EXERCISE = Omit any picture, and return the remaining data exactly as written.

INFORMATION SHOWN =
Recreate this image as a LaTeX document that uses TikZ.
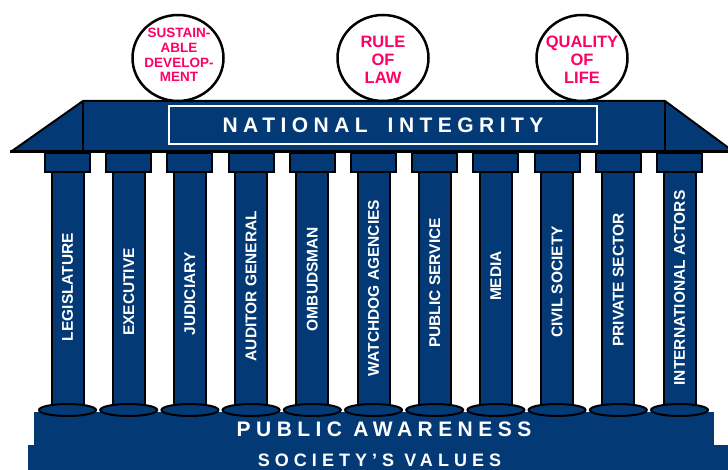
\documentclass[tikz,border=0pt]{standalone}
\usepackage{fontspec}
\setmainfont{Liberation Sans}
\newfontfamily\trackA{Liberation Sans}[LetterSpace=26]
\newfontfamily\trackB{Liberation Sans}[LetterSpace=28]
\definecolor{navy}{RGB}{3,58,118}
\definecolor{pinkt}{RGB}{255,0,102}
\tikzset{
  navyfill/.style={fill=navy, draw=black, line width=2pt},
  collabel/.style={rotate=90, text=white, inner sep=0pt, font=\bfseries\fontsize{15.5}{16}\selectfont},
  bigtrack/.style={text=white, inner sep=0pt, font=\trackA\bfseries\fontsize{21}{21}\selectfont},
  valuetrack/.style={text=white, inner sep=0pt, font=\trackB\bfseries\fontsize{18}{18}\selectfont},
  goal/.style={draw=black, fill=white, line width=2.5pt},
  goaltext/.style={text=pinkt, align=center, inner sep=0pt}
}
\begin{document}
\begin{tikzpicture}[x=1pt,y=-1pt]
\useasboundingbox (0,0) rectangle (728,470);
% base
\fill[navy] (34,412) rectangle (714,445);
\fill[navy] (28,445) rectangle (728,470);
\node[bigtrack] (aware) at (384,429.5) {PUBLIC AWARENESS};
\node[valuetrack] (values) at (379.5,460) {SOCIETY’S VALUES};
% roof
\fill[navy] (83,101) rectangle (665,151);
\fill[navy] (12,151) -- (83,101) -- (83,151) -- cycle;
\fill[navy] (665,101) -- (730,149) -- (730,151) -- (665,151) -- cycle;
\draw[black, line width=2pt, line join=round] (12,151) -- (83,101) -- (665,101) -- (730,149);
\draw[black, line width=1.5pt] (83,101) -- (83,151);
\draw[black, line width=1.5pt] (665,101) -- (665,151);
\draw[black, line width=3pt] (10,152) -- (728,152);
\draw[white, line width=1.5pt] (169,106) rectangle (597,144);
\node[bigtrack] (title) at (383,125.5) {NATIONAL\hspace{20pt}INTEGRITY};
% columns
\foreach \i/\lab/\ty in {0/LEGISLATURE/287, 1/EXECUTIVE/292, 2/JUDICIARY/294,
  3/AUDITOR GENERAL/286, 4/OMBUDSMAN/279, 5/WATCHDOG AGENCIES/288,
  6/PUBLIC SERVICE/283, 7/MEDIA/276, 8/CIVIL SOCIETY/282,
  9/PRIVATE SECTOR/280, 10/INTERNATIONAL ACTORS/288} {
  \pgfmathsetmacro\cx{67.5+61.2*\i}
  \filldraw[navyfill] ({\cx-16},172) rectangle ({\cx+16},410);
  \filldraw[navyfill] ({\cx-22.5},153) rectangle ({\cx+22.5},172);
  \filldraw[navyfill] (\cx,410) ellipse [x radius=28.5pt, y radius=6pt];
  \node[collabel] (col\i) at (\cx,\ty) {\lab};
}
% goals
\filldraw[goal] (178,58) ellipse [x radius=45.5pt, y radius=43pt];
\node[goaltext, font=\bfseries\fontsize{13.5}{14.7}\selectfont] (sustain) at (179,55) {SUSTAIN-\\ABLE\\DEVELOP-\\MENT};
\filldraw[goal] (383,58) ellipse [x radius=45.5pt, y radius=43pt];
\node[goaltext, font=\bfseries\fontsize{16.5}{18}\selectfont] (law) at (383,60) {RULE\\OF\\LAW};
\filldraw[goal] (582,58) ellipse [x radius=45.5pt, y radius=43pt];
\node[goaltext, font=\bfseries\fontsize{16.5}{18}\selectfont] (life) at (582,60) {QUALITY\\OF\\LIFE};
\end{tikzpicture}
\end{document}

CORRECT RESULT =
Recreate this image as a LaTeX document that uses TikZ.
\documentclass[tikz,border=0pt]{standalone}
\usepackage{fontspec}
\setmainfont{Liberation Sans}
\newfontfamily\trackA{Liberation Sans}[LetterSpace=26]
\newfontfamily\trackB{Liberation Sans}[LetterSpace=28]
\definecolor{navy}{RGB}{3,58,118}
\definecolor{pinkt}{RGB}{255,0,102}
\tikzset{
  navyfill/.style={fill=navy, draw=black, line width=2pt},
  collabel/.style={rotate=90, text=white, inner sep=0pt, font=\bfseries\fontsize{15.5}{16}\selectfont},
  bigtrack/.style={text=white, inner sep=0pt, font=\trackA\bfseries\fontsize{21}{21}\selectfont},
  valuetrack/.style={text=white, inner sep=0pt, font=\trackB\bfseries\fontsize{18}{18}\selectfont},
  goal/.style={draw=black, fill=white, line width=2.5pt},
  goaltext/.style={text=pinkt, align=center, inner sep=0pt}
}
\begin{document}
\begin{tikzpicture}[x=1pt,y=-1pt]
\useasboundingbox (0,0) rectangle (728,470);
% base
\fill[navy] (34,412) rectangle (714,445);
\fill[navy] (28,445) rectangle (728,470);
\node[bigtrack] (aware) at (384,429.5) {PUBLIC AWARENESS};
\node[valuetrack] (values) at (379.5,460) {SOCIETY’S VALUES};
% roof
\fill[navy] (83,101) rectangle (665,151);
\fill[navy] (12,151) -- (83,101) -- (83,151) -- cycle;
\fill[navy] (665,101) -- (730,149) -- (730,151) -- (665,151) -- cycle;
\draw[black, line width=2pt, line join=round] (12,151) -- (83,101) -- (665,101) -- (730,149);
\draw[black, line width=1.5pt] (83,101) -- (83,151);
\draw[black, line width=1.5pt] (665,101) -- (665,151);
\draw[black, line width=3pt] (10,152) -- (728,152);
\draw[white, line width=1.5pt] (169,106) rectangle (597,144);
\node[bigtrack] (title) at (383,125.5) {NATIONAL\hspace{20pt}INTEGRITY};
% columns
\foreach \i/\lab/\ty in {0/LEGISLATURE/287, 1/EXECUTIVE/292, 2/JUDICIARY/294,
  3/AUDITOR GENERAL/286, 4/OMBUDSMAN/279, 5/WATCHDOG AGENCIES/288,
  6/PUBLIC SERVICE/283, 7/MEDIA/276, 8/CIVIL SOCIETY/282,
  9/PRIVATE SECTOR/280, 10/INTERNATIONAL ACTORS/288} {
  \pgfmathsetmacro\cx{67.5+61.2*\i}
  \filldraw[navyfill] ({\cx-16},172) rectangle ({\cx+16},410);
  \filldraw[navyfill] ({\cx-22.5},153) rectangle ({\cx+22.5},172);
  \filldraw[navyfill] (\cx,410) ellipse [x radius=28.5pt, y radius=6pt];
  \node[collabel] (col\i) at (\cx,\ty) {\lab};
}
% goals
\filldraw[goal] (178,58) ellipse [x radius=45.5pt, y radius=43pt];
\node[goaltext, font=\bfseries\fontsize{13.5}{14.7}\selectfont] (sustain) at (179,55) {SUSTAIN-\\ABLE\\DEVELOP-\\MENT};
\filldraw[goal] (383,58) ellipse [x radius=45.5pt, y radius=43pt];
\node[goaltext, font=\bfseries\fontsize{16.5}{18}\selectfont] (law) at (383,60) {RULE\\OF\\LAW};
\filldraw[goal] (582,58) ellipse [x radius=45.5pt, y radius=43pt];
\node[goaltext, font=\bfseries\fontsize{16.5}{18}\selectfont] (life) at (582,60) {QUALITY\\OF\\LIFE};
\end{tikzpicture}
\end{document}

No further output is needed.